Internal feedback and its effect on phase linearity in a forward wave crossed-field amplifier

Summary form only given, as follows. Two sources of internal feedback couple the input and output of crossed-field amplifiers (CFAs). Direct RF feedback occurs because the ends of the slow wave circuit radiate energy into the drift space connecting the output and input; the magnitude of this type of feedback may be measured at cold test. Electronic feedback, on the other hand, occurs only when the tube is operating, and is much harder to measure. It is due to the residual coherency retained by the beam after its passage through the drift space. In the forward wave case, this feedback can still induce significant currents at the beginning of the slow wave circuit that must be added vectorially, along with the direct RF feedback signal, to the input signal to produce an effective drive signal.
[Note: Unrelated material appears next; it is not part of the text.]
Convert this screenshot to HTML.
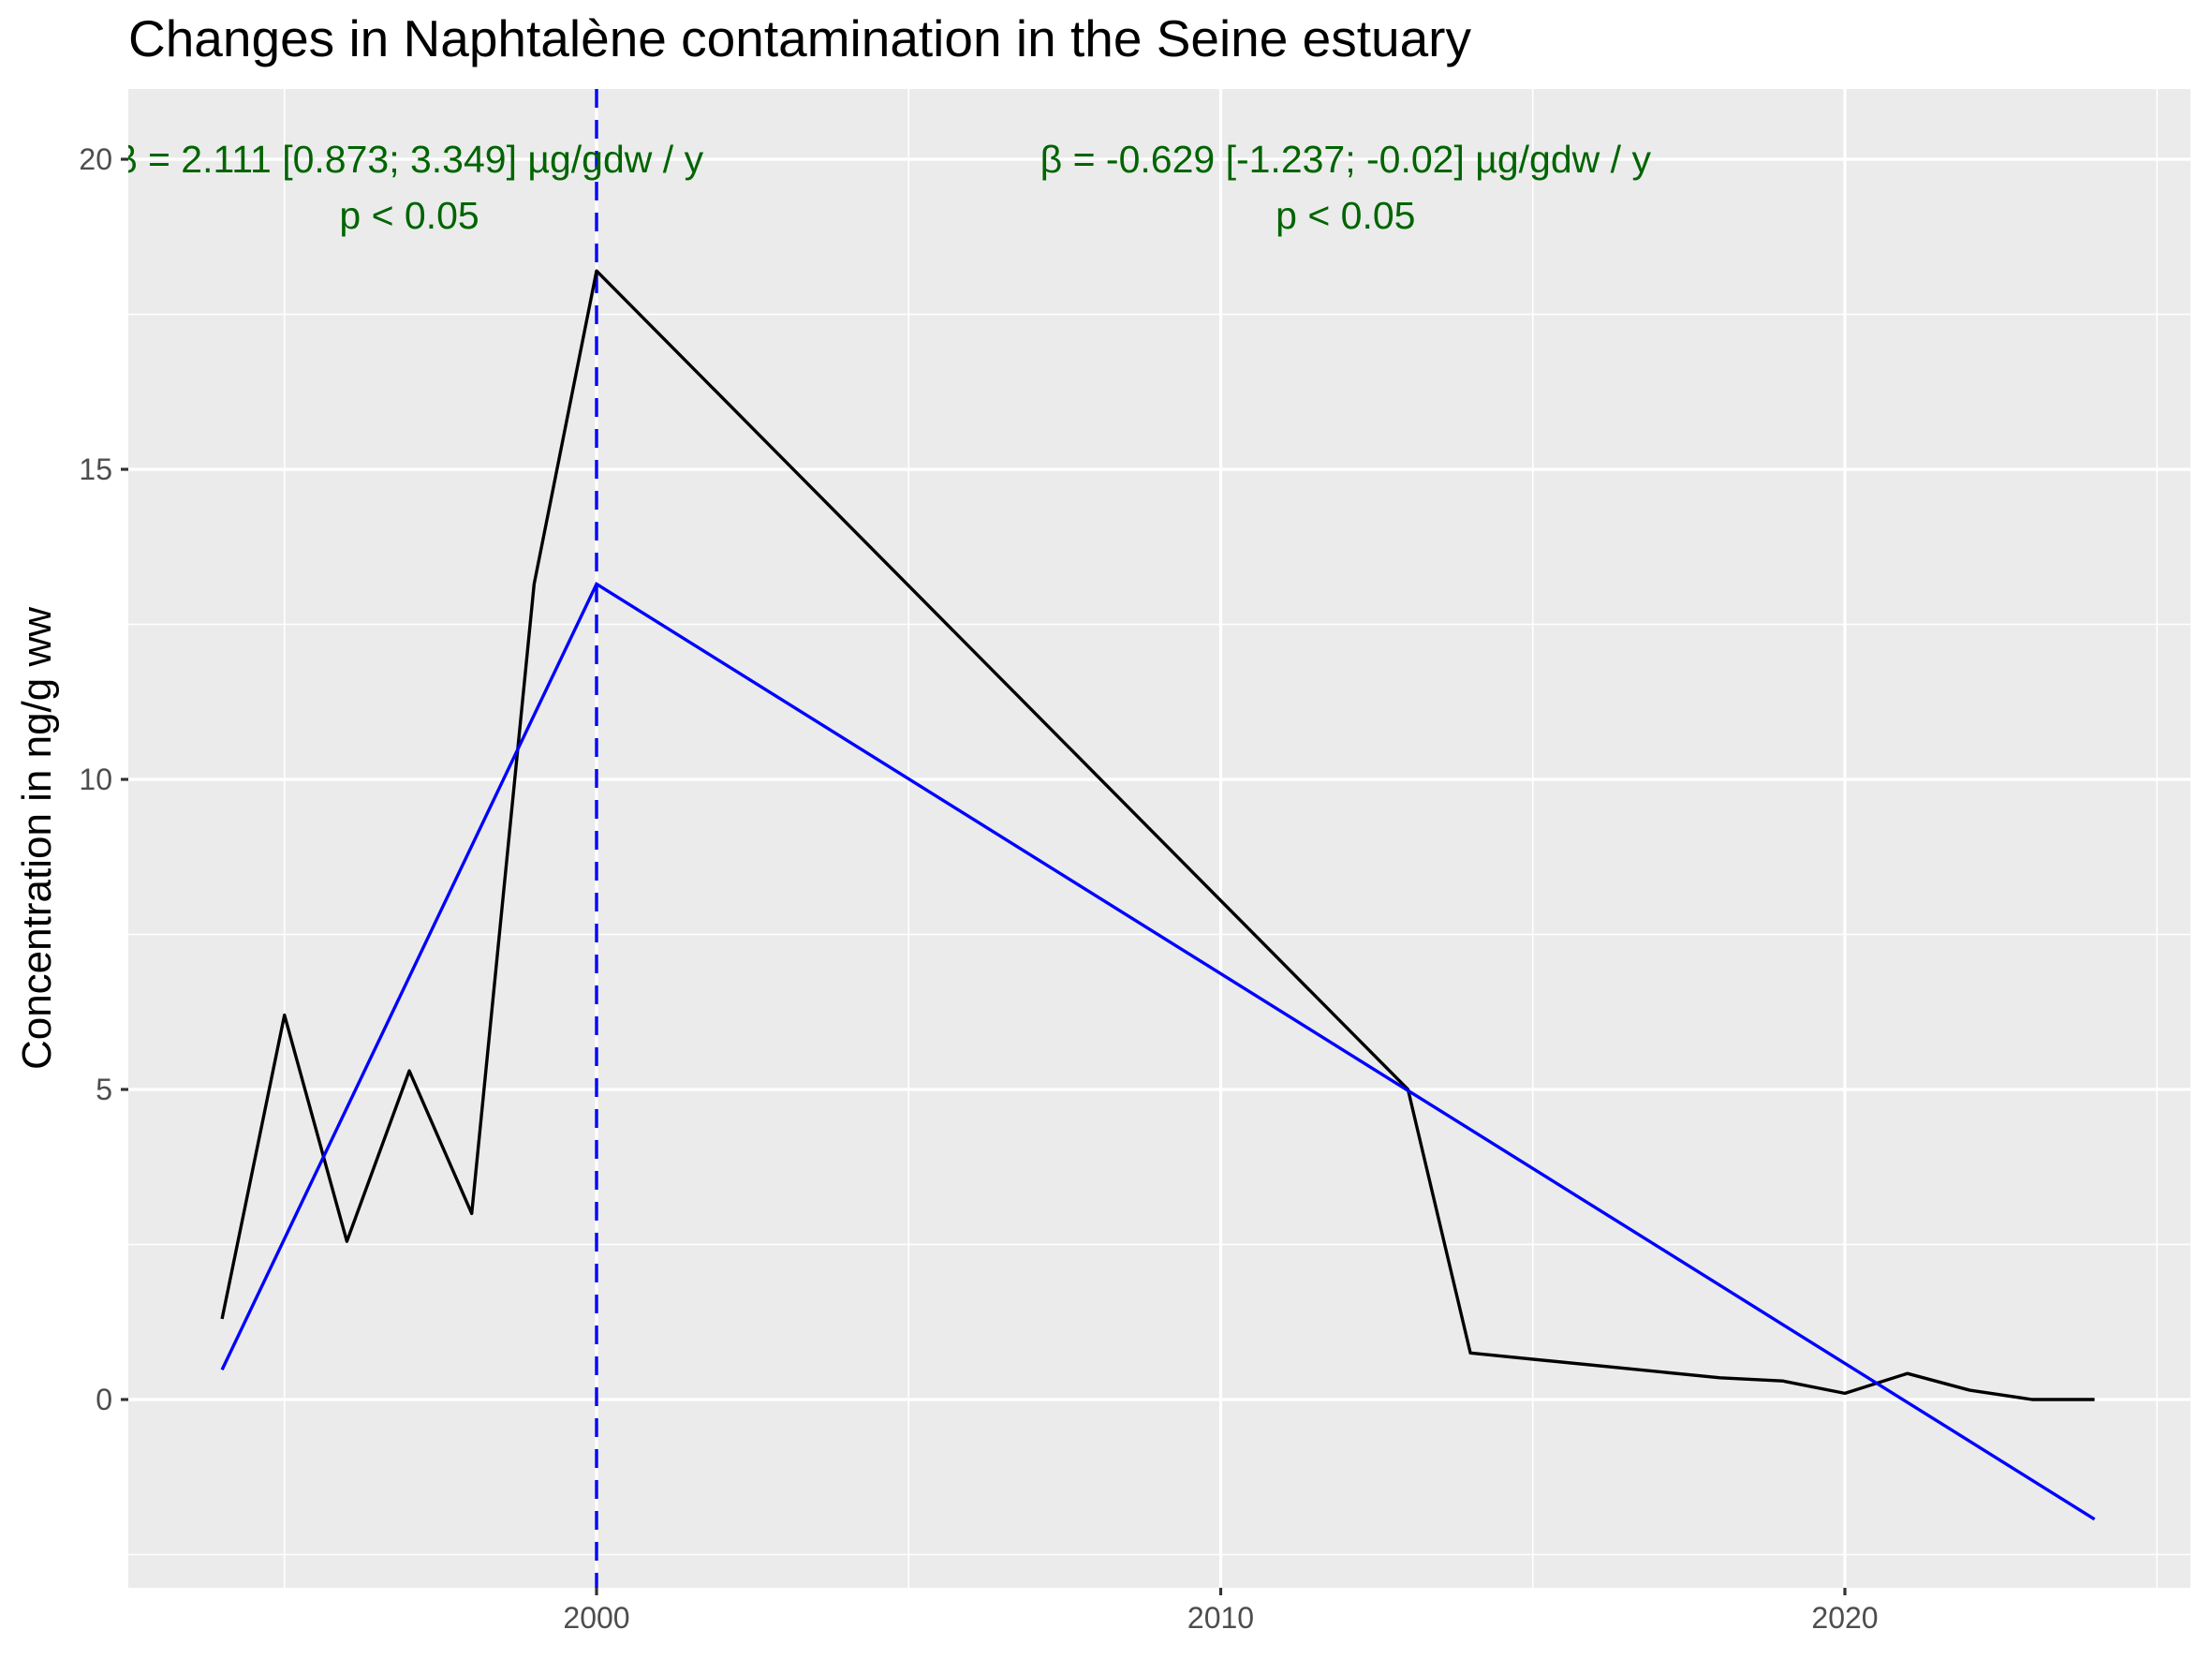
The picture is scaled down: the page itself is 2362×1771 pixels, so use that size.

This effective drive signal is therefore shifted in both amplitude and phase from the input signal, though the phase shift is generally more important than the amplitude shift in saturated amplifiers. The re-entrant current also contains certain random components that add to the input signal and contribute to CFA noise. As the input signal frequency of the amplifier is varied, the difference in electrical path length around the tube leads to a periodic variation of the total feedback signal relative to that of the input signal, resulting in a variation in phase of the effective drive signal, which in turn produces a periodic variation in phase of the output signal. This variation can have significant consequences for the system in which the CFA is used. The magnitude of this variation is very difficult to estimate other than by the use of a simulation code. We have applied our CFA simulation code, MASK, to this problem and have produced very good agreement with measurements of output phase versus frequency for a high power, forward wave S-band tube.